The bill increases predictability, monitoring, and compensation for U.S. water users—especially South Texas farmers—while imposing fiscal costs, administrative burdens, and risks of diplomatic friction and reduced binational flexibility during droughts.
South Texas farmers and other water-dependent border/rural communities gain more predictable annual water deliveries and reduced economic losses because the bill formalizes and enforces an annual minimum delivery.
State and local water managers receive faster certainty and improved operational planning (including monthly/real-time delivery data) for allocations, irrigation scheduling, and infrastructure decisions.

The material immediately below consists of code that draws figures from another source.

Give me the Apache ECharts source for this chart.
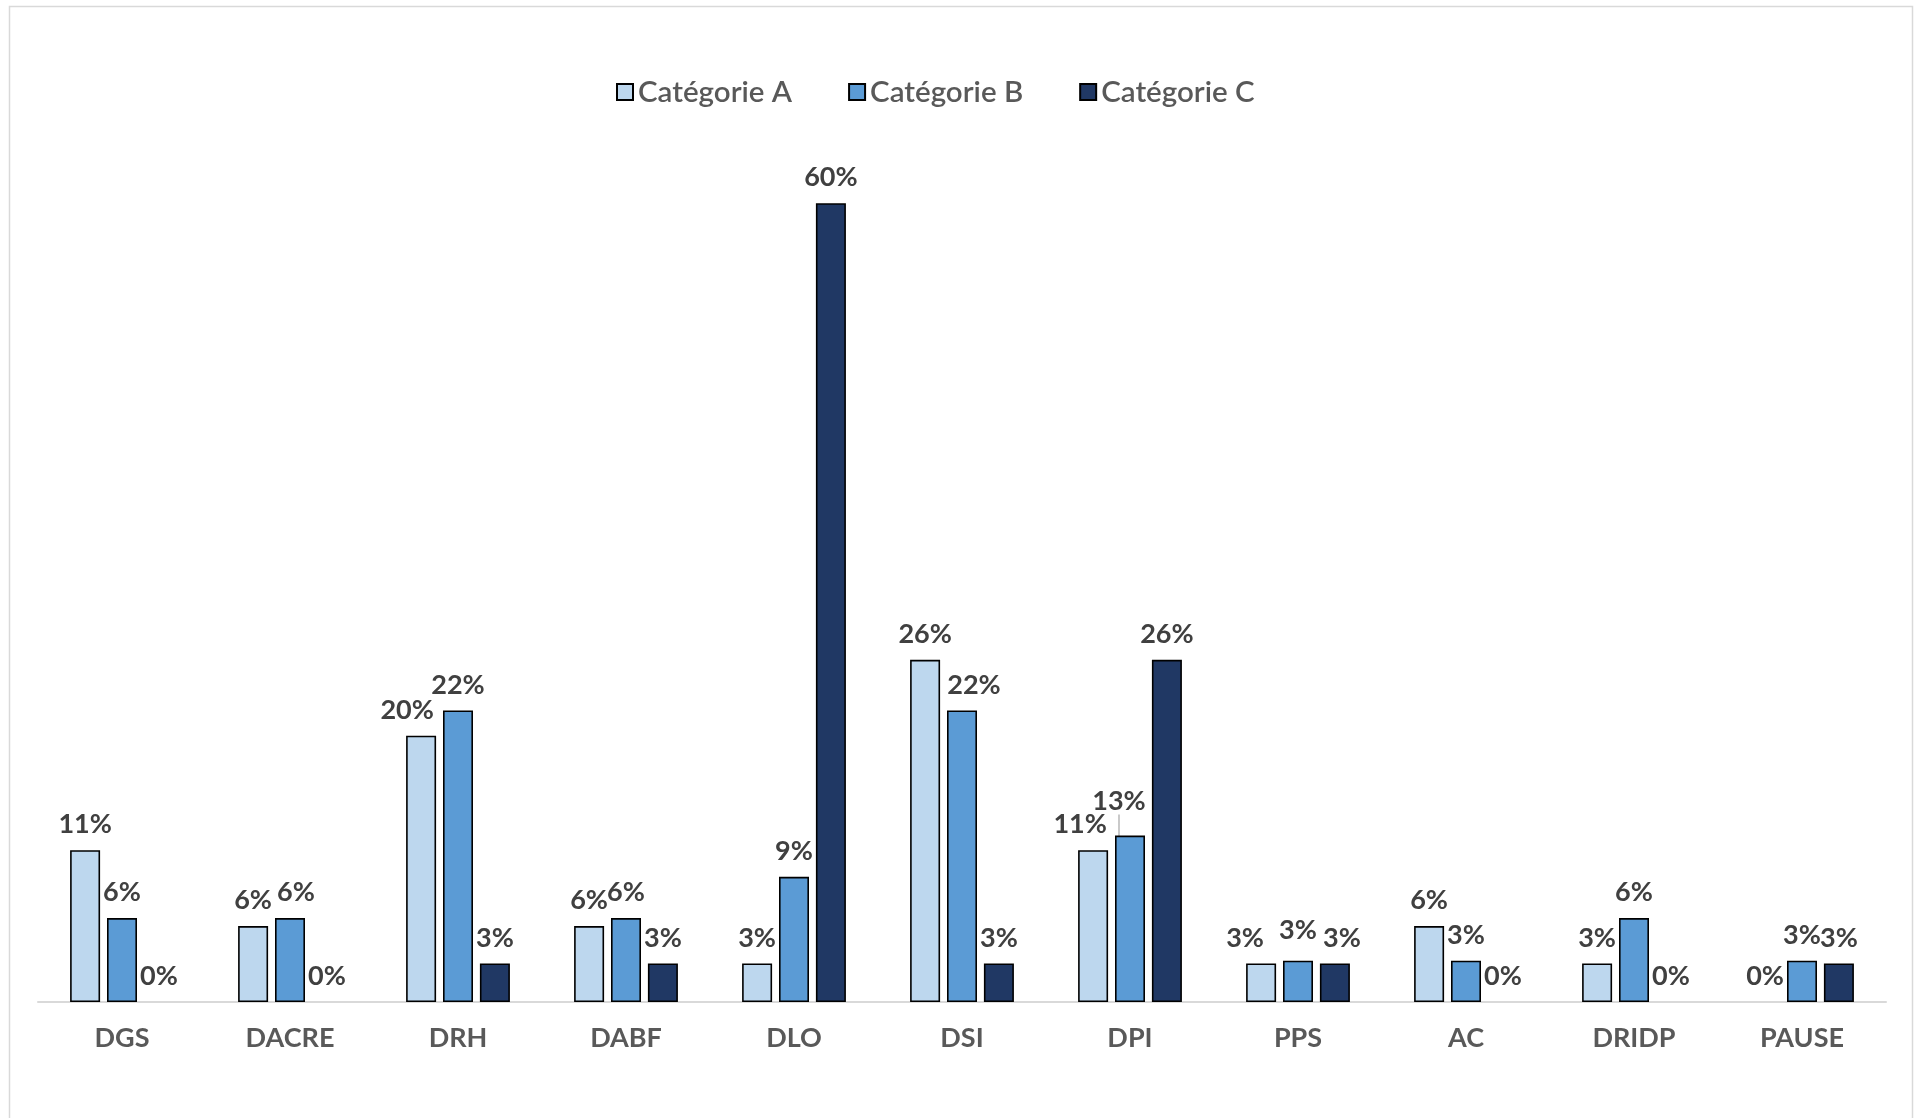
<!DOCTYPE html>
<html><head><meta charset="utf-8">
<script src="https://cdn.jsdelivr.net/npm/echarts@6/dist/echarts.min.js"></script>
<style>html,body{margin:0;padding:0;background:#fff}#c{width:1916px;height:1118px}</style>
</head><body><div id="c"></div>
<script>
const categories = ['DGS','DACRE','DRH','DABF','DLO','DSI','DPI','PPS','AC','DRIDP','PAUSE'];
const seriesNames = ['Catégorie A','Catégorie B','Catégorie C'];
const valuesA = [11.4, 5.7, 20.0, 5.7, 2.9, 25.7, 11.4, 2.9, 5.7, 2.9, 0];
const valuesB = [6.3, 6.3, 21.9, 6.3, 9.4, 21.9, 12.5, 3.1, 3.1, 6.3, 3.1];
const valuesC = [0, 0, 2.9, 2.9, 60.0, 2.9, 25.7, 2.9, 0, 0, 2.9];
const colors = ['#BDD7EE', '#5B9BD5', '#203864'];

const chart = echarts.init(document.getElementById('c'), null, {renderer:'canvas'});
const labelFont = {show:true, position:'top', distance:12, fontFamily:'Lato', fontWeight:'bold', fontSize:27, color:'#404040',
  formatter: p => Math.round(p.value) + '%'};

function items(vals, lineIdx){
  return vals.map((v, i) => {
    const o = {value: v};
    if (v === 0) o.itemStyle = {borderWidth: 0};
    if (i === lineIdx) o.labelLine = {show:true, lineStyle:{color:'#a6a6a6', width:1.2}};
    return o;
  });
}
function mk(i, vals, shifts, lineIdx){
  return {
    name: seriesNames[i], type:'bar', data: items(vals, lineIdx), barWidth: 30, barGap:'23%',
    itemStyle:{color: colors[i], borderColor:'#000', borderWidth:1.6},
    label: labelFont,
    labelLayout: p => shifts[p.dataIndex] || {},
    labelLine: {show:false},
    emphasis:{disabled:true}, animation:false
  };
}
chart.setOption({
  animation:false,
  legend:{
    data: seriesNames, left: 611, top: 72, icon:'rect', itemWidth:16, itemHeight:16, itemGap:56,
    textStyle:{fontFamily:'Lato', fontSize:29.5, color:'#595959', fontWeight:600}
  },
  grid:{left:38, right:30, top:70, bottom:116, containLabel:false},
  xAxis:{type:'category', data: categories,
    axisLine:{lineStyle:{color:'#d9d9d9', width:2}}, axisTick:{show:false},
    axisLabel:{margin:23, fontFamily:'Lato', fontWeight:'bold', fontSize:27, color:'#595959'}},
  yAxis:{type:'value', min:0, max:70, show:false, splitLine:{show:false}},
  series:[
    mk(0, valuesA, {2:{dx:-14}, 6:{dx:-13}, 7:{dx:-16}}, -1),
    mk(1, valuesB, {1:{dx:6}, 5:{dx:12}, 6:{dx:-11, dy:-9}, 7:{dy:-5}}, 6),
    mk(2, valuesC, {7:{dx:7}}, -1)
  ],
  graphic:[{type:'rect', shape:{x:9.5, y:6.5, width:1903, height:1130}, style:{fill:'none', stroke:'#d9d9d9', lineWidth:1.5}, silent:true}]
});
</script></body></html>
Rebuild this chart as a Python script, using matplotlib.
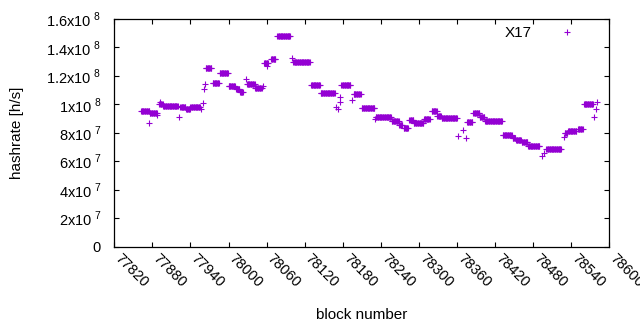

Eligible South Texas agricultural producers can receive direct compensation paid from a dedicated fund (duties/credited amounts and interest), providing a revenue stream to offset losses from shortfalls.
U.S. taxpayers and the federal budget would bear new and potentially recurring costs — Treasury transfers to seed the compensation fund, administrative and monitoring expenses, and possible long‑term fiscal obligations.
Stronger enforcement and formal remedies could strain U.S.–Mexico diplomatic relations and trigger retaliation or disputes that disrupt cross‑border cooperation and border-region services.
Tighter annual enforcement reduces binational flexibility during droughts and could force stricter domestic cuts or undermine cooperative environmental water management strategies.
Based on analysis of 8 sections of legislative text.
Imposes duties on Mexican imports when Mexico fails to deliver treaty water; uses duties to fund compensation for South Texas farmers and requires public monitoring of deliveries and payments.
Official title: To ensure the reliable delivery of water to the United States under the 1944 Water Treaty, to provide a mechanism to compensate United States agricultural producers for economic losses resulting from delivery shortfalls, and for other purposes.
Introduced May 29, 2026 by Monica De La Cruz · Last progress May 29, 2026
Creates a legal enforcement system tied to the 1944 treaty for Rio Grande water deliveries: if Mexico fails to deliver the treaty minimum in a year, the Secretary of State will certify the shortfall and the U.S. will impose import duties on Mexican goods for a set period. Duties collected fund a South Texas Agricultural Compensation Trust to pay direct financial compensation to affected Rio Grande Valley farmers. The bill also requires monthly public reporting of treaty deliveries, shortfalls, and compensation payments and instructs agencies how to calculate losses and administer payments.